* Start Material provided *

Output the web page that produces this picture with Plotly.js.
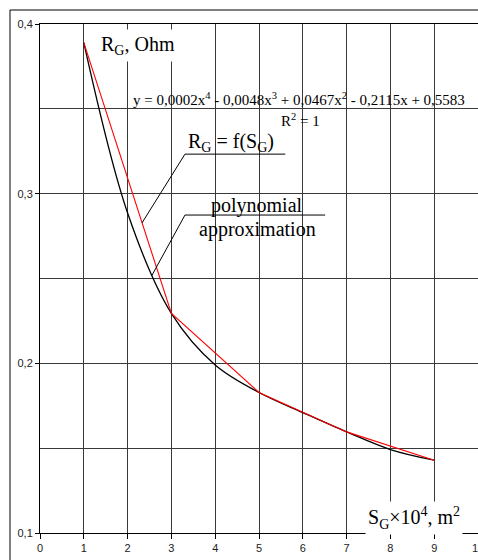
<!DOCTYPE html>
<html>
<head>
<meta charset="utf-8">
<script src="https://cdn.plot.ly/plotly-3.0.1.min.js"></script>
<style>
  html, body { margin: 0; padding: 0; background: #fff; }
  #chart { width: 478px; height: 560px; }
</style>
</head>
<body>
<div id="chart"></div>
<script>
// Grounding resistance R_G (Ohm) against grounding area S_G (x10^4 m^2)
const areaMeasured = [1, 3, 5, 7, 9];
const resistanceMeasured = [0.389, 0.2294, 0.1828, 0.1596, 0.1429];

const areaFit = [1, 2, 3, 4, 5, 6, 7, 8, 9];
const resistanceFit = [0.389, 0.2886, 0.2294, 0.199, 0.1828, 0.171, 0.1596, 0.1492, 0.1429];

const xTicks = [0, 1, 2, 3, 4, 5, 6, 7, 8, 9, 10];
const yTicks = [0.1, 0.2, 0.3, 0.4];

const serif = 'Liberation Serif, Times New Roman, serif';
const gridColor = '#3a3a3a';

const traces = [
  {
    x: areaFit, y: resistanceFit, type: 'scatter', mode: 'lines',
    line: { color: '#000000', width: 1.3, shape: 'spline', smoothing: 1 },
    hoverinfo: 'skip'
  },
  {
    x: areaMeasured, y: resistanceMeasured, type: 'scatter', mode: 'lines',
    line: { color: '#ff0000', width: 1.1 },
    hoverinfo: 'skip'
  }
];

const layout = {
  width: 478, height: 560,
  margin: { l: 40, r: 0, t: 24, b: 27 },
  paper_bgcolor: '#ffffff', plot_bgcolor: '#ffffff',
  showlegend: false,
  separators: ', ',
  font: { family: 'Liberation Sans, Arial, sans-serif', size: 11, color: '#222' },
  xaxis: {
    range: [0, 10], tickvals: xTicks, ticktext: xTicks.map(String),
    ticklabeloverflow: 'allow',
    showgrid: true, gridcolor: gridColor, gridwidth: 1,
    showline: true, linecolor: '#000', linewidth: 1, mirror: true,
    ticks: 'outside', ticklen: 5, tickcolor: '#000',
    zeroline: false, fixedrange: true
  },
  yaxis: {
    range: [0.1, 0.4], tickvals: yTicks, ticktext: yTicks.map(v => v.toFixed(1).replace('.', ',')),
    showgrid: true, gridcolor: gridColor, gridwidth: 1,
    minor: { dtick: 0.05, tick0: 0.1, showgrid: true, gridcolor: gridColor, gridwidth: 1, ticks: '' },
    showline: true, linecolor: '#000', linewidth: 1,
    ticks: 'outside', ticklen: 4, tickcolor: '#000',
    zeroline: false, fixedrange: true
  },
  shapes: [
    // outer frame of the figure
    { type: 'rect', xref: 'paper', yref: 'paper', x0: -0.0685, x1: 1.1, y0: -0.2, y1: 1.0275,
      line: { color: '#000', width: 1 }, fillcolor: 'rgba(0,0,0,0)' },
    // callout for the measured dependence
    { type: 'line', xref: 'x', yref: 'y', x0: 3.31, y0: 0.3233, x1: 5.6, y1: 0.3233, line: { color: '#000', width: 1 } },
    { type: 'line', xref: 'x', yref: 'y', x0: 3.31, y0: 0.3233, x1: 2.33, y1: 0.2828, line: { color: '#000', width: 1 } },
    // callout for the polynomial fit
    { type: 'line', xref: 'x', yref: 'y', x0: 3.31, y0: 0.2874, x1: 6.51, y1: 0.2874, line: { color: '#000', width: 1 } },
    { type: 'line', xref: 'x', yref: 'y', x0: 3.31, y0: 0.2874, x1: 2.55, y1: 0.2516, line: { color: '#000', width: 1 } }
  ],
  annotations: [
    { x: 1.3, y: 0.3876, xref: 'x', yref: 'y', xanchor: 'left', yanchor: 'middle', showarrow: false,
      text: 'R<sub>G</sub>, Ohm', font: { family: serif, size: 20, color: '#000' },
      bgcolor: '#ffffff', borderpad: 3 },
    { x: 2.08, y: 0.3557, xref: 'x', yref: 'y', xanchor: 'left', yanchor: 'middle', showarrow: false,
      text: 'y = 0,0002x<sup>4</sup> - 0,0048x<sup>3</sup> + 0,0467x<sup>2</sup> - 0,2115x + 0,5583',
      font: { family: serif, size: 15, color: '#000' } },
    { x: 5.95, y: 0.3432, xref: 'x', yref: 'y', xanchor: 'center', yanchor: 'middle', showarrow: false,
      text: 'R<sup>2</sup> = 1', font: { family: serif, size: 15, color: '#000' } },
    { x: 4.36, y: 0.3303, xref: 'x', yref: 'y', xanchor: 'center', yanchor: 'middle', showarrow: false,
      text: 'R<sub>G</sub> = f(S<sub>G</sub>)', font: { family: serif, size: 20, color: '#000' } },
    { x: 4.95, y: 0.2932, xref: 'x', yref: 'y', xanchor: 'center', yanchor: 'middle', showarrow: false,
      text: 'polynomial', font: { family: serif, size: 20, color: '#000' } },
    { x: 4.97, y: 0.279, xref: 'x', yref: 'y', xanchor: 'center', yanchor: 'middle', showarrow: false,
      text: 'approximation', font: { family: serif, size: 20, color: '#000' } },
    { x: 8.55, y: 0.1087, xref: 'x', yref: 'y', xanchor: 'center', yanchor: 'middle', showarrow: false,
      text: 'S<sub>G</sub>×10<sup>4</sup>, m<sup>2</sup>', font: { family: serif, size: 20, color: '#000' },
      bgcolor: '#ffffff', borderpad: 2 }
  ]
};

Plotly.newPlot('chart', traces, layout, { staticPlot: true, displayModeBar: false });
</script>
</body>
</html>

* End Material provided *
* Start Material provided *

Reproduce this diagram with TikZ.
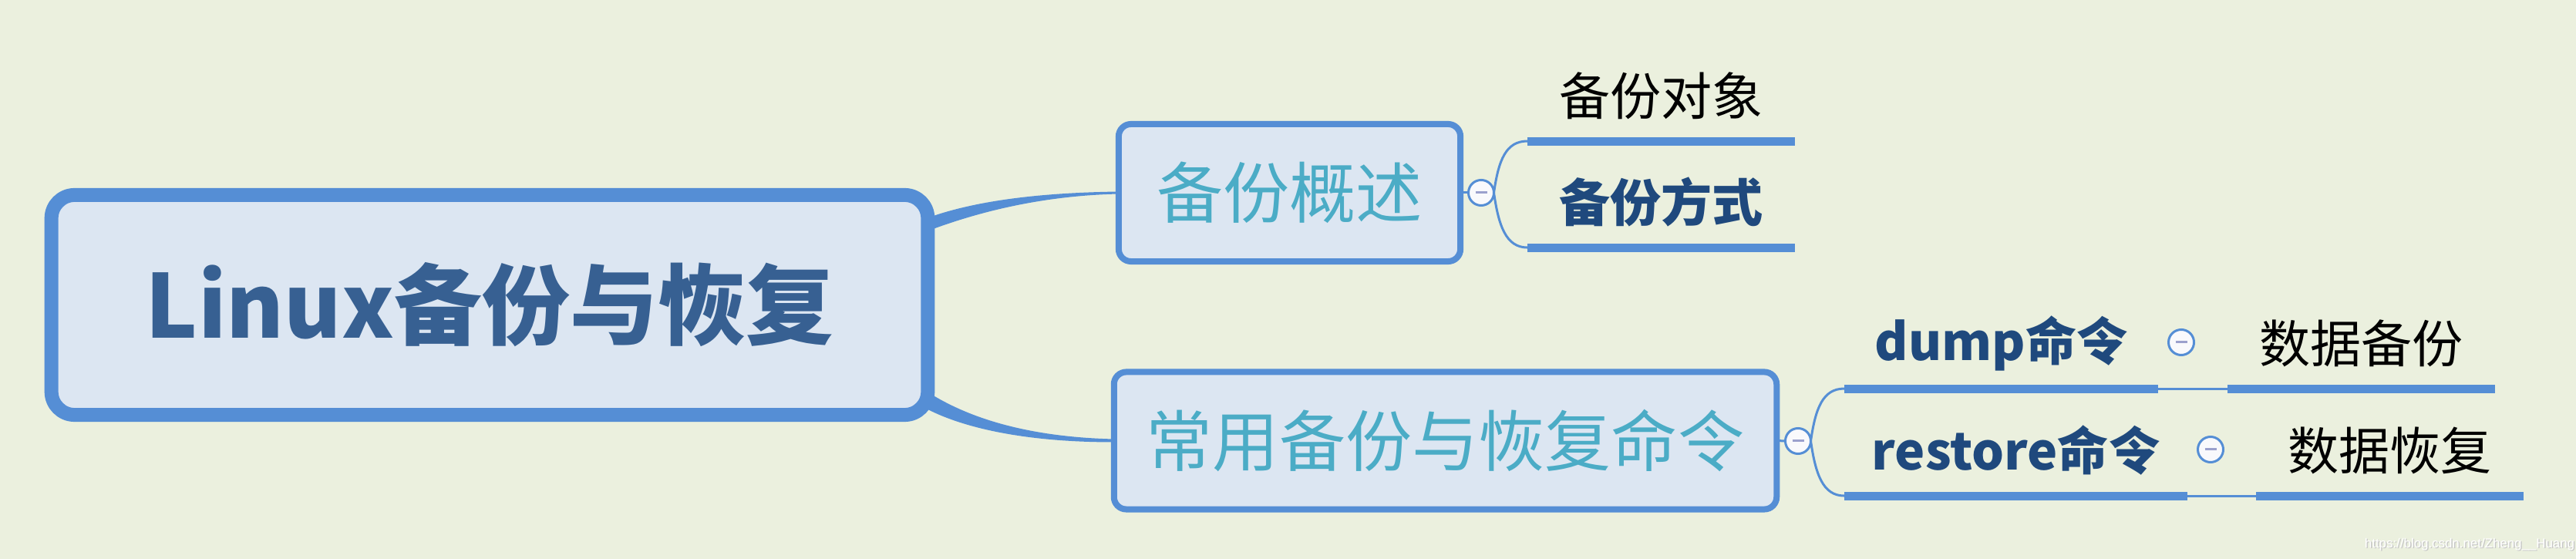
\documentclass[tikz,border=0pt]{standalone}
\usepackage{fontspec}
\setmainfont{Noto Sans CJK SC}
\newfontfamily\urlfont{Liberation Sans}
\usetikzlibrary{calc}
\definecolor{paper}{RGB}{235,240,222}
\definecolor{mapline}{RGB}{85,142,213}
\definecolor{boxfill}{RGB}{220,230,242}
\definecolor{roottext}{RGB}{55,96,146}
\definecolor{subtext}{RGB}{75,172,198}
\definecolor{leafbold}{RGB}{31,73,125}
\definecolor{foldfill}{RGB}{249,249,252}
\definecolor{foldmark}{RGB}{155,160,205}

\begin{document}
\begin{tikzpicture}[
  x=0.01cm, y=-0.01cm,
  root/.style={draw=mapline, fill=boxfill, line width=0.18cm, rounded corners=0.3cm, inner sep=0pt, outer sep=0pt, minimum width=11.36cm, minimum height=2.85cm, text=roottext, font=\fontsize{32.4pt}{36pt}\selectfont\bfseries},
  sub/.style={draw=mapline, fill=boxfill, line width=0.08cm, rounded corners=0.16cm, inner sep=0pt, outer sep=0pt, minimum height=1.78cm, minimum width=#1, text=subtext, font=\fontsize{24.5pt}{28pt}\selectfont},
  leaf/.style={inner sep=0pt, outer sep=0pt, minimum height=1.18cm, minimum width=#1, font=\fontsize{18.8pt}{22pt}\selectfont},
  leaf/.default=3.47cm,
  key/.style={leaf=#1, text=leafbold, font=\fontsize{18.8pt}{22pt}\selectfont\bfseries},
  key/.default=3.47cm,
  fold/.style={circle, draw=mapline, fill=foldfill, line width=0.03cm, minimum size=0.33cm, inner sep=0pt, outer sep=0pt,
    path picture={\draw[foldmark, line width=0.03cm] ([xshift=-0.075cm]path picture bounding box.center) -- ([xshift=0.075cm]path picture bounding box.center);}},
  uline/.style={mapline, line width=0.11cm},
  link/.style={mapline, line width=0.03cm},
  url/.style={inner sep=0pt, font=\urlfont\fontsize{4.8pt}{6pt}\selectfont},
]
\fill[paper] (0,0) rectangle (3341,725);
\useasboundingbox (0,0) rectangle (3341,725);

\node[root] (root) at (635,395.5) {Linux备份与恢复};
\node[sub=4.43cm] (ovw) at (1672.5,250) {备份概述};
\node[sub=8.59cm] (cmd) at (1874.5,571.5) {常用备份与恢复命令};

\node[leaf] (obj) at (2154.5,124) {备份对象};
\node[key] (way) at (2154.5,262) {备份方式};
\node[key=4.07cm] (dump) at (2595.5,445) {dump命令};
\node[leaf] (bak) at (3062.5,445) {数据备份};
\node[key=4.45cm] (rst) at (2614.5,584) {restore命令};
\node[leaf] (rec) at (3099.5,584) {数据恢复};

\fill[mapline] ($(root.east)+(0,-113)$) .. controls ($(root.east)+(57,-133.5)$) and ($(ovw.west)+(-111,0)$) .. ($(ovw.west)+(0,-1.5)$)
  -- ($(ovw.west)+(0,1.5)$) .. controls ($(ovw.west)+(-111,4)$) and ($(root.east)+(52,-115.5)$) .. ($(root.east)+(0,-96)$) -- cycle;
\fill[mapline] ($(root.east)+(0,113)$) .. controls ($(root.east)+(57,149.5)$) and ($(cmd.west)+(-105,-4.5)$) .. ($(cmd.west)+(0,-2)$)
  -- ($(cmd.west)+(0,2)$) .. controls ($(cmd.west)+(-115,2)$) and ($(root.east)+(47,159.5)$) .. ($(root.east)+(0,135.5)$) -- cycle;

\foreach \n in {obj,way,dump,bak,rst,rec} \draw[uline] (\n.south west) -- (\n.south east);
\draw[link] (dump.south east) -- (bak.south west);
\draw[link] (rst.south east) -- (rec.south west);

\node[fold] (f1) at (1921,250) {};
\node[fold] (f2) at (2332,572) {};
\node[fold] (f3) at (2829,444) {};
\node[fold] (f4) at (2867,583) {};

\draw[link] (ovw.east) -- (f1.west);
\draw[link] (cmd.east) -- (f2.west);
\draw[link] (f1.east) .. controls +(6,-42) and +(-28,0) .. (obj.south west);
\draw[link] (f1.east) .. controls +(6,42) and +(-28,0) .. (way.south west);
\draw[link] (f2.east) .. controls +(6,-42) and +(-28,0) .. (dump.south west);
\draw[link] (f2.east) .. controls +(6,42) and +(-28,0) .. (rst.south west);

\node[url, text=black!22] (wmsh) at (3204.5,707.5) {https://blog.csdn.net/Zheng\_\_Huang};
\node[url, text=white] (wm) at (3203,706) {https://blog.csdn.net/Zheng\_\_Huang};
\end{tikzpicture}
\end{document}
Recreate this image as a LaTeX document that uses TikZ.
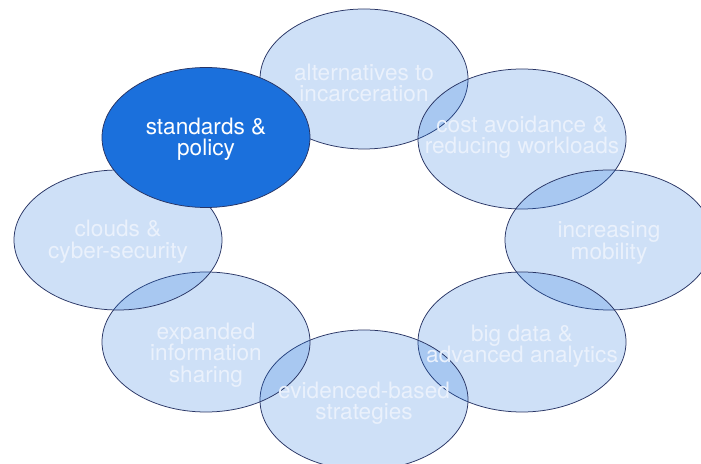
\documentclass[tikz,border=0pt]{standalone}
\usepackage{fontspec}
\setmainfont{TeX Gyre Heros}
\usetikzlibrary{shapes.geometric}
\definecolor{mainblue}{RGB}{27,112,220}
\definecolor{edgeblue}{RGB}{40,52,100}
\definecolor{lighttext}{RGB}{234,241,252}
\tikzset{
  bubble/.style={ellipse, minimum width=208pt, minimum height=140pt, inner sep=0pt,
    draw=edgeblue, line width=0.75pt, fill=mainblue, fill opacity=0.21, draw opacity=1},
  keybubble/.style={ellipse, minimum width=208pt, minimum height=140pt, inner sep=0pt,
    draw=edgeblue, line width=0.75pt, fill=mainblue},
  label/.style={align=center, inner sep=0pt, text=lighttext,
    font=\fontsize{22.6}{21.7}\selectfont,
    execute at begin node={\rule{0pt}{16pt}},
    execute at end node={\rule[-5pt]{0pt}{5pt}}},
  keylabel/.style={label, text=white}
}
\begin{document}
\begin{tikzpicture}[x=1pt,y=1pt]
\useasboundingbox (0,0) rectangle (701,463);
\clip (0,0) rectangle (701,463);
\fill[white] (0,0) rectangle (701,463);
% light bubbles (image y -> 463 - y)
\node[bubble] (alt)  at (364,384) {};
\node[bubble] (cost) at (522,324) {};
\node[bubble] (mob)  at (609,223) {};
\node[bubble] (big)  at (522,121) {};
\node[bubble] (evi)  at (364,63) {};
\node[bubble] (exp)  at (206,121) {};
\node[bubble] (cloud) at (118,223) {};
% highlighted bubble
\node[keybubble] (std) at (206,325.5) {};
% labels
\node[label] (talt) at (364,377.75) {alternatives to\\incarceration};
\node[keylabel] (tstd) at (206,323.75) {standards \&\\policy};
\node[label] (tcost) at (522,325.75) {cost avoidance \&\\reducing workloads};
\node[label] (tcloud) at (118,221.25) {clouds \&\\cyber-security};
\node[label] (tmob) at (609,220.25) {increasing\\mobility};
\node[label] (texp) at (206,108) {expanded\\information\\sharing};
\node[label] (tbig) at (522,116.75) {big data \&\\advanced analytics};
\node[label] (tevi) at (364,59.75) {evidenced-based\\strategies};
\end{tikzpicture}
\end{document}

* End Material provided *

#### [What the task requires]
Using the listing above, locate the lines that hold "this" and copy each one.

#### [Correct answer]
Output the web page that produces this picture with Plotly.js.
Reproduce this diagram with TikZ.
Recreate this image as a LaTeX document that uses TikZ.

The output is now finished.